_Aim_: Quote the listing in full, exactly as given, minus any pictures.

_Given material_:

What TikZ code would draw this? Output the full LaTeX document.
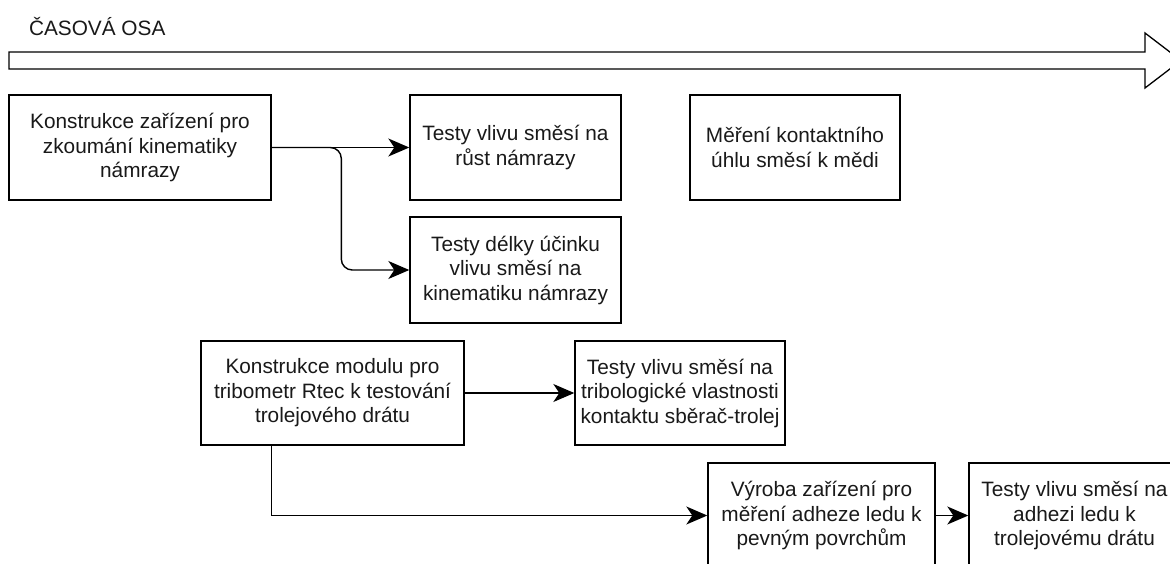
\documentclass[tikz,border=0pt]{standalone}
\usepackage{fontspec}
\setmainfont{Liberation Sans}
\usetikzlibrary{arrows.meta}

\begin{document}
\begin{tikzpicture}[x=1pt,y=-1pt,
    line width=1.4pt,
    every node/.style={font=\fontsize{20.8}{24.5}\selectfont,text=black!90},
    box/.style={draw,rectangle,align=center,inner sep=2pt},
    arr/.style={-{Stealth[length=21pt,width=18pt,inset=6pt]}}]
    \useasboundingbox (0,0) rectangle (1170,563);
    \clip (0,0) rectangle (1170,563);

    % Time axis
    \node[anchor=west] (osa) at (25,27) {ČASOVÁ OSA};
    \draw[line width=1.3pt] (9,52) -- (1145,52) -- (1145,33) -- (1181,60.5)
        -- (1145,88) -- (1145,69) -- (9,69) -- cycle;

    % Icing branch
    \node[box,minimum width=262pt,minimum height=105pt] (kin) at (140,147.5)
        {Konstrukce zařízení pro\\zkoumání kinematiky\\námrazy};
    \node[box,minimum width=211pt,minimum height=105pt] (rust) at (515.5,147.5)
        {Testy vlivu směsí na\\růst námrazy};
    \node[box,minimum width=210pt,minimum height=105pt] (uhel) at (795,147.5)
        {Měření kontaktního\\úhlu směsí k mědi};
    \node[box,minimum width=211pt,minimum height=106pt] (delka) at (515.5,270)
        {Testy délky účinku\\vlivu směsí na\\kinematiku námrazy};

    % Tribometer branch
    \node[box,minimum width=263pt,minimum height=104pt] (modul) at (332.5,393)
        {Konstrukce modulu pro\\tribometr Rtec k testování\\trolejového drátu};
    \node[box,minimum width=210pt,minimum height=104pt] (tribo) at (680,393)
        {Testy vlivu směsí na\\tribologické vlastnosti\\kontaktu sběrač-trolej};

    % Adhesion branch
    \node[box,minimum width=227pt,minimum height=105pt] (vyroba) at (821.5,515.5)
        {Výroba zařízení pro\\měření adheze ledu k\\pevným povrchům};
    \node[box,minimum width=211pt,minimum height=105pt] (adheze) at (1074.5,515.5)
        {Testy vlivu směsí na\\adhezi ledu k\\trolejovému drátu};

    % Connectors
    \draw[arr] (kin.east) -- (rust.west);
    \draw[arr,rounded corners=11pt] (kin.east) -| ([xshift=-68pt]delka.west) -- (delka.west);
    \draw[arr] (modul.east) -- (tribo.west);
    \draw[arr] (modul.south -| kin.east) |- (vyroba.west);
    \draw[arr] (vyroba.east) -- (adheze.west);
\end{tikzpicture}
\end{document}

_Answer to this task_:
What TikZ code would draw this? Output the full LaTeX document.
\documentclass[tikz,border=0pt]{standalone}
\usepackage{fontspec}
\setmainfont{Liberation Sans}
\usetikzlibrary{arrows.meta}

\begin{document}
\begin{tikzpicture}[x=1pt,y=-1pt,
    line width=1.4pt,
    every node/.style={font=\fontsize{20.8}{24.5}\selectfont,text=black!90},
    box/.style={draw,rectangle,align=center,inner sep=2pt},
    arr/.style={-{Stealth[length=21pt,width=18pt,inset=6pt]}}]
    \useasboundingbox (0,0) rectangle (1170,563);
    \clip (0,0) rectangle (1170,563);

    % Time axis
    \node[anchor=west] (osa) at (25,27) {ČASOVÁ OSA};
    \draw[line width=1.3pt] (9,52) -- (1145,52) -- (1145,33) -- (1181,60.5)
        -- (1145,88) -- (1145,69) -- (9,69) -- cycle;

    % Icing branch
    \node[box,minimum width=262pt,minimum height=105pt] (kin) at (140,147.5)
        {Konstrukce zařízení pro\\zkoumání kinematiky\\námrazy};
    \node[box,minimum width=211pt,minimum height=105pt] (rust) at (515.5,147.5)
        {Testy vlivu směsí na\\růst námrazy};
    \node[box,minimum width=210pt,minimum height=105pt] (uhel) at (795,147.5)
        {Měření kontaktního\\úhlu směsí k mědi};
    \node[box,minimum width=211pt,minimum height=106pt] (delka) at (515.5,270)
        {Testy délky účinku\\vlivu směsí na\\kinematiku námrazy};

    % Tribometer branch
    \node[box,minimum width=263pt,minimum height=104pt] (modul) at (332.5,393)
        {Konstrukce modulu pro\\tribometr Rtec k testování\\trolejového drátu};
    \node[box,minimum width=210pt,minimum height=104pt] (tribo) at (680,393)
        {Testy vlivu směsí na\\tribologické vlastnosti\\kontaktu sběrač-trolej};

    % Adhesion branch
    \node[box,minimum width=227pt,minimum height=105pt] (vyroba) at (821.5,515.5)
        {Výroba zařízení pro\\měření adheze ledu k\\pevným povrchům};
    \node[box,minimum width=211pt,minimum height=105pt] (adheze) at (1074.5,515.5)
        {Testy vlivu směsí na\\adhezi ledu k\\trolejovému drátu};

    % Connectors
    \draw[arr] (kin.east) -- (rust.west);
    \draw[arr,rounded corners=11pt] (kin.east) -| ([xshift=-68pt]delka.west) -- (delka.west);
    \draw[arr] (modul.east) -- (tribo.west);
    \draw[arr] (modul.south -| kin.east) |- (vyroba.west);
    \draw[arr] (vyroba.east) -- (adheze.west);
\end{tikzpicture}
\end{document}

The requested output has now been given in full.